The answer? Stitch it to the support.
And once I’d decided to use needle and thread, a concept emerged: oversized sequins. So, using a bottle cap, I drew circles on the plastic and started painting them in rough bulls-eyes (a motif I use a lot). Since I’d already spent all goddamned day on this project, and didn’t need to complicate it further, I stuck to black and white and resisted the urge to make it perfect by smearing most of the paint on with my fingers.

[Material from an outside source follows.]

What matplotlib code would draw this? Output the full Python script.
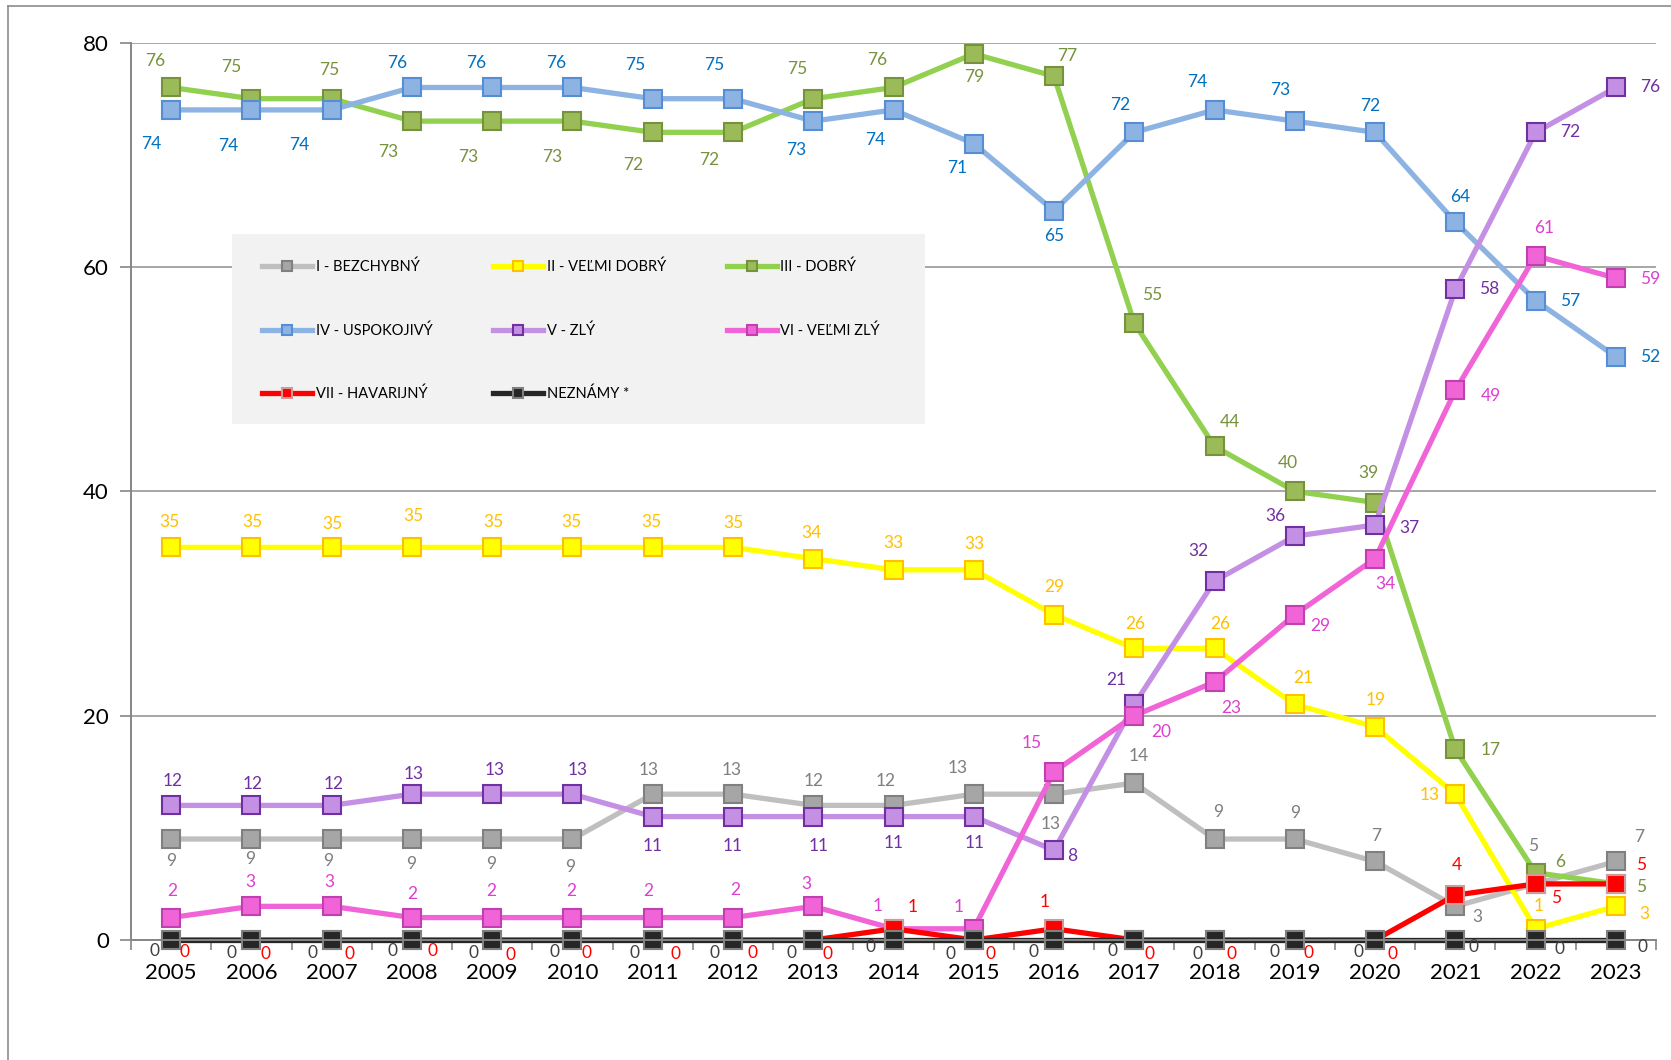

For a support, I chose some very old watercolor paper that I’d otherwise never use. I don’t even know if this stuff is acid-free; it must be from the early ’70s, and there’s no archival info on it. Oh, well. It’s good for this. I marked where the centers of each circle should be, painted the background with a gray acrylic wash, and started stitching. By the time the light had failed just enough to make picture-taking a fool’s errand, I had this:
Because of the silver ground on the bullseyes, it looks different as the light and one’s viewing angle change:
Here’s a couple of closeups of the stitching. I used a silvery-gray rayon machine-embroidery thread (that I bought a long time ago, but don’t remember why):
I’m actually pleased with it, which surprises me. It’s a good start, at any rate, and I’ll probably continue to work on it–add more paint, add more stitching, different threads, maybe layer smaller circles over some of the existing ones. And while I didn’t expect to find inspiration for further work in this project, I’m going to work with this idea some more and see where I can go with it. Thanks to all my smearing paint around I now have a pile of raw materials to work with–and if I run out? I’ll just drink more coffee.